HD is also power-greedy. Our standard dialysis machine + reverse osmosis system equipment pair use a measured mean of 1.3kWh for every hour of dialysis.
It is sobering to think that if these water and power consumption data were to be applied uniformly to all the ~2.0 million HD patients world-wide, the extrapolated annualized worldwide water use would approximate 33.7 trillion litres and the annual power draw would be ~1.62 trillion kWh.
We have established two parallel environmental programs to address some of these problems.
In 2004-2005, we installed a range of simple, inexpensive tank, store, pump and pipe R/O reject water recycling processes for our hospital in-centre, satellite, and home HD programs. This "grey water," biochemically and biologically within the "potable" water standards of both the WHO and the Environmental Protection Agency (EPA), is now recycled to a range of practical uses including:
- In-center facility: surgical instrument sterilization, janitor services and toilet flushing
- Suburban satellite facilities: off-site school ground, sporting facility, and community garden maintenance
- Home patients: range of garden, domestic laundry and dishwashing, and agricultural options at home.
As the first reported re-use program in the world, our water-recycling projects reclaim and reuse up to 100,000L reject water each week. This has led to a positive community response from our drought-prone region and to major savings in water costs. The return on investment (ROI) for our capital outlay was recovered within 36 months.

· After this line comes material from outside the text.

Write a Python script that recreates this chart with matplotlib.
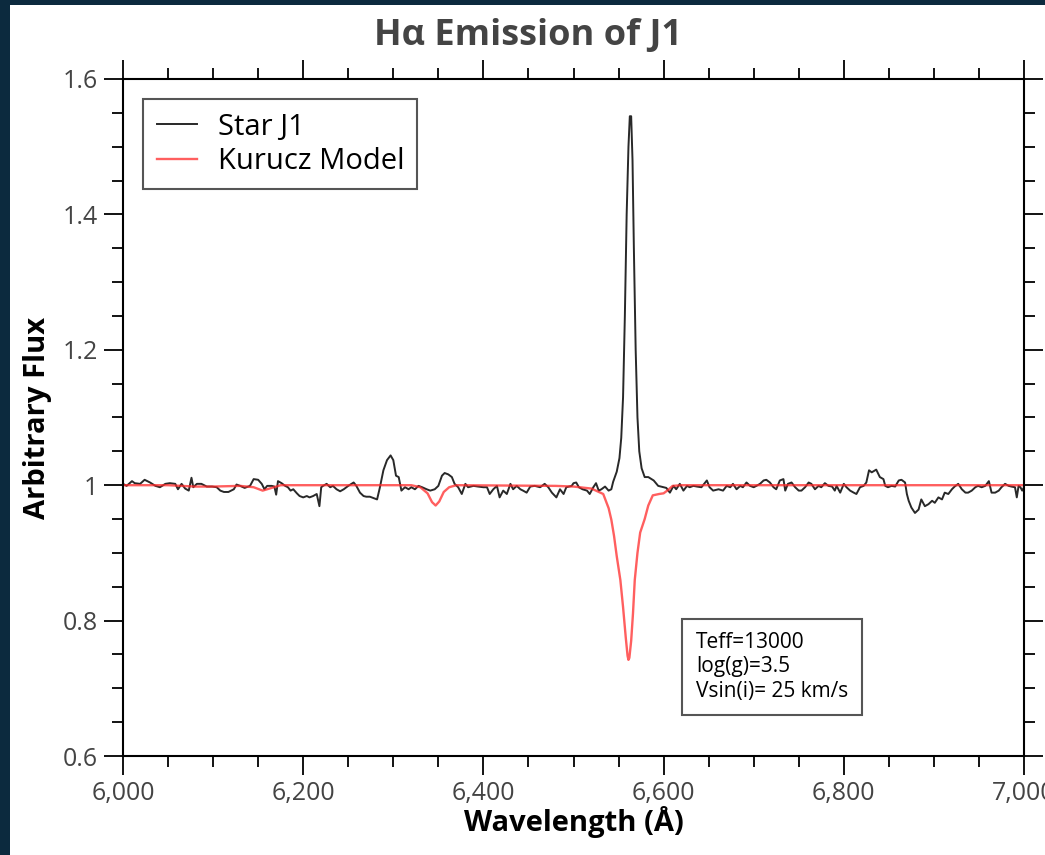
import matplotlib
matplotlib.use('Agg')
import matplotlib.pyplot as plt
from matplotlib.patches import Rectangle
from matplotlib.ticker import MultipleLocator, FuncFormatter

plt.rcParams['font.family'] = ['Open Sans', 'DejaVu Sans']

# observed spectrum of J1 (wavelength in Angstrom, arbitrary flux)
star_wave = [
    6000, 6004, 6010, 6013, 6019, 6024, 6030, 6036, 6041, 6047, 6052, 6058, 6061, 6065, 6069,
    6073, 6076, 6078, 6082, 6087, 6093, 6099, 6104, 6108, 6112, 6117, 6123, 6126, 6130, 6135,
    6141, 6145, 6150, 6154, 6157, 6160, 6165, 6168, 6170, 6172, 6176, 6180, 6183, 6186, 6189,
    6193, 6196, 6200, 6204, 6207, 6211, 6215, 6218, 6220, 6222, 6226, 6230, 6233, 6237, 6241,
    6245, 6250, 6256, 6259, 6263, 6267, 6270, 6274, 6278, 6282, 6285, 6289, 6293, 6297, 6300,
    6303, 6306, 6309, 6313, 6317, 6320, 6324, 6328, 6332, 6337, 6341, 6346, 6350, 6354, 6357,
    6361, 6365, 6368, 6372, 6376, 6380, 6383, 6389, 6394, 6400, 6404, 6407, 6411, 6415, 6418,
    6422, 6426, 6430, 6433, 6437, 6441, 6444, 6448, 6452, 6457, 6463, 6468, 6472, 6476, 6481,
    6485, 6489, 6492, 6498, 6500, 6503, 6506, 6510, 6515, 6518, 6522, 6525, 6528, 6531, 6535,
    6539, 6542, 6544, 6548, 6551, 6553, 6555, 6557, 6559, 6561, 6562.5, 6564, 6565.5, 6567, 6569,
    6571, 6573, 6575.6, 6579, 6583, 6589, 6594, 6600, 6603, 6607, 6611, 6614, 6618, 6622, 6626,
    6629, 6633, 6637, 6642, 6648, 6651, 6655, 6661, 6666, 6670, 6674, 6677, 6681, 6685, 6688,
    6692, 6696, 6700, 6703, 6707, 6711, 6714, 6718, 6722, 6725, 6729, 6733, 6735, 6738, 6742,
    6746, 6750, 6753, 6757, 6761, 6764, 6768, 6772, 6775, 6779, 6783, 6787, 6790, 6792, 6796,
    6800, 6803, 6807, 6811, 6814, 6818, 6822, 6825, 6828, 6831, 6836, 6840, 6844, 6846, 6849,
    6853, 6857, 6861, 6864, 6868, 6870, 6872, 6875, 6879, 6883, 6886, 6890, 6894, 6898, 6901,
    6905, 6909, 6912, 6916, 6920, 6923, 6927, 6931, 6935, 6938, 6942, 6946, 6949, 6953, 6957,
    6961, 6964, 6968, 6972, 6975, 6979, 6983, 6986, 6990, 6992, 6994, 6996, 6998, 7000,
]
star_flux = [
    1.002, 0.999, 1.006, 1.003, 1.002, 1.008, 1.004, 0.999, 0.997, 1.002, 1.003, 1.002, 0.994, 1.002, 0.995,
    0.992, 1.011, 0.997, 1.002, 1.002, 0.998, 0.998, 0.997, 0.992, 0.990, 0.990, 0.994, 1.001, 0.999, 0.996,
    0.999, 1.009, 1.008, 1.002, 0.994, 0.999, 0.999, 0.998, 0.986, 1.006, 1.003, 0.999, 0.997, 0.992, 0.994,
    0.988, 0.984, 0.982, 0.984, 0.982, 0.984, 0.987, 0.969, 0.997, 0.999, 1.002, 0.997, 0.999, 0.994, 0.991,
    0.994, 0.999, 1.004, 0.999, 0.989, 0.984, 0.983, 0.983, 0.981, 0.979, 0.996, 1.022, 1.037, 1.044, 1.037,
    1.014, 1.012, 0.992, 0.997, 0.994, 0.997, 0.994, 0.999, 0.997, 0.994, 0.992, 0.994, 0.999, 1.014, 1.018,
    1.016, 1.012, 1.002, 0.997, 0.987, 1.002, 0.997, 0.999, 0.998, 0.997, 0.997, 0.987, 0.994, 0.999, 0.982,
    0.992, 0.987, 1.002, 0.994, 0.999, 0.994, 0.992, 0.989, 0.998, 0.999, 0.997, 1.002, 0.997, 0.989, 0.982,
    0.994, 0.987, 0.997, 0.999, 1.003, 1.004, 0.997, 0.994, 0.992, 0.987, 0.997, 1.003, 0.992, 0.994, 0.998,
    0.992, 0.994, 1.005, 1.020, 1.040, 1.070, 1.130, 1.250, 1.400, 1.500, 1.545, 1.545, 1.480, 1.350, 1.200,
    1.100, 1.050, 1.025, 1.012, 1.012, 1.007, 0.999, 0.997, 0.996, 0.989, 0.999, 0.994, 1.002, 0.992, 0.999,
    0.997, 0.999, 0.998, 0.997, 1.007, 0.997, 0.992, 0.994, 0.992, 0.999, 0.997, 1.002, 0.994, 0.999, 0.997,
    1.004, 0.999, 0.997, 0.999, 1.002, 1.007, 1.008, 1.004, 0.997, 0.994, 1.007, 1.009, 0.992, 1.002, 1.004,
    0.997, 0.992, 0.992, 0.997, 1.004, 1.002, 0.994, 0.999, 0.997, 1.003, 0.999, 0.998, 0.992, 0.999, 0.989,
    1.002, 0.997, 0.992, 0.989, 0.987, 0.997, 0.999, 1.004, 1.022, 1.019, 1.023, 1.012, 1.009, 0.999, 0.997,
    0.999, 0.998, 1.007, 1.008, 1.004, 0.987, 0.977, 0.967, 0.959, 0.964, 0.979, 0.969, 0.972, 0.977, 0.974,
    0.982, 0.979, 0.989, 0.987, 0.994, 0.998, 1.002, 0.994, 0.989, 0.989, 0.992, 0.997, 0.999, 0.997, 0.999,
    1.006, 0.989, 0.989, 0.992, 0.997, 1.002, 0.999, 0.998, 0.997, 0.982, 0.999, 0.997, 0.992, 0.997,
]

# Kurucz model spectrum
model_wave = [
    6000, 6050, 6080, 6100, 6130, 6145, 6155, 6165, 6175, 6320, 6330, 6338, 6343, 6347, 6351,
    6356, 6362, 6370, 6480, 6500, 6520, 6533, 6539, 6542, 6545, 6548, 6552, 6555, 6558, 6560,
    6561, 6562, 6564, 6566, 6568, 6571, 6574, 6579, 6583, 6588, 6595, 6600, 6605, 6610, 6620,
    7000,
]
model_flux = [
    1.000, 1.000, 0.998, 0.998, 0.999, 0.997, 0.992, 0.996, 1.000, 1.000, 0.997, 0.988, 0.975, 0.970, 0.976,
    0.990, 0.997, 1.000, 0.999, 0.998, 0.995, 0.987, 0.966, 0.949, 0.925, 0.895, 0.860, 0.820, 0.775, 0.748,
    0.742, 0.745, 0.770, 0.810, 0.860, 0.900, 0.930, 0.950, 0.970, 0.985, 0.987, 0.988, 0.993, 0.999, 1.000,
    1.000,
]

fig = plt.figure(figsize=(10.45, 8.55), dpi=100)
fig.patch.set_facecolor('#0c2a3e')
fig.patches.append(Rectangle((10 / 1045, 0), 1, 850 / 855, transform=fig.transFigure,
                             facecolor='white', edgecolor='none', zorder=-10))

ax = fig.add_axes([123 / 1045, 99 / 855, 901 / 1045, 677 / 855])
ax.set_facecolor('white')

ax.plot(star_wave, star_flux, color='#111111', lw=1.4, alpha=0.9, label='Star J1')
ax.plot(model_wave, model_flux, color='#ff2a2a', lw=1.7, alpha=0.75, label='Kurucz Model')

ax.set_xlim(6000, 7000)
ax.set_ylim(0.6, 1.6)
ax.xaxis.set_major_locator(MultipleLocator(200))
ax.xaxis.set_minor_locator(MultipleLocator(50))
ax.yaxis.set_major_locator(MultipleLocator(0.2))
ax.yaxis.set_minor_locator(MultipleLocator(0.05))
ax.xaxis.set_major_formatter(FuncFormatter(lambda v, p: f'{int(round(v)):,}'))
ax.yaxis.set_major_formatter(FuncFormatter(lambda v, p: '1' if abs(v - 1) < 1e-6 else f'{v:.1f}'))

for s in ax.spines.values():
    s.set_linewidth(1.5)
ax.tick_params(which='both', direction='out', top=True, right=True, width=1.3,
               labelsize=18, labelcolor='#444444', pad=4)
ax.tick_params(which='major', length=14)
ax.tick_params(which='minor', length=8)

ax.set_xlabel('Wavelength (Å)', fontsize=21, fontweight='bold', labelpad=0)
ax.set_ylabel('Arbitrary Flux', fontsize=21, fontweight='bold', labelpad=8)
fig.text(528 / 1045, 1 - 36 / 855, 'Hα Emission of J1', ha='center', va='center',
         fontsize=26, fontweight='bold', color='#444444')

leg = ax.legend(loc='upper left', bbox_to_anchor=(0.0, 1.0), borderaxespad=0.7, fontsize=21,
                fancybox=False, edgecolor='#555555', framealpha=1,
                handlelength=1.4, borderpad=0.45, labelspacing=0.2, handletextpad=0.7)
leg.get_frame().set_linewidth(1.5)

ax.text(0.636, 0.183, 'Teff=13000\nlog(g)=3.5\nVsin(i)= 25 km/s', transform=ax.transAxes,
        fontsize=15, va='top', ha='left', linespacing=1.2,
        bbox=dict(boxstyle='square,pad=0.65', facecolor='white', edgecolor='#555555', linewidth=1.5))

fig.savefig('out.png', dpi=100, facecolor=fig.get_facecolor())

In 2010, supported by Fresenius Medical Care (Aust), an 18 solar panel, 23.4 m2 solar array was installed our 4-chair home HD training and support facility. The total equipment and installation cost was A$16,219. This has been the first planned, reported, and operating solar-assisted HD project in the world. The system covers all power drawn by our home training facility and should repay the investment within 8 to 10 years. As current panel life is estimated at 30 years, both free service power and a future income stream should be possible in the 2nd and 3rd decades of operation. We now also offer the installation of a 9 panel array for home patients—an array sufficient to provide all their dialysis-related power needs—the purchase and installation costs being $A3,300.
Far more is both possible and desirable. While on-site autoclave-and-shred systems could reprocess the ~2.5 kg medical plastic waste created by each dialysis into sterile plastic suitable for recycling, our composite 2 million strong world-wide HD unit is currently producing a staggering 780,000 tonnes of plastic waste that enters land-fill or is incinerated. This is at enormous waste disposal and carbon footprint costs to our environment, and is wholly preventable.
Imaginative building design using roof-top spaces for food production—watered by RO reject water—should be standard considerations in new dialysis facility design.
Indeed, we should all be far more critical of the environmental impact(s) of processes like HD. Wiser resource utilization is possible, practical, cost effective and planet-friendly. We commend similar conservation practices to those we have applied here in Geelong to all dialysis services.
Our (rather clunky) but useful website http://www.greendialysis.org describes the simple steps we have taken both at home and in our facilities to 'go green'.
- Agar JWM. Personal Viewpoint: Hemodialysis – water, power and waste disposal. Re-thinking our environmental responsibilities. Hemodialysis International. 16 (1); 6-10. January 2012.
- Agar JWM, Perkins A, Tjipto A. Solar-assisted Hemodialysis. CJASN. 2012: 7 (2); 310-314. February 2012.
- Agar JWM. It is time for Green Dialysis. (Editorial). Hemodialysis International. 17 (4): 474 – 478, October 2013.
- Lim AE, Perkins A, Agar JWM. The Carbon Footprint of an Australian Satellite Haemodialysis Unit. Aust Health Rev. 2013. 37(3): 369-74.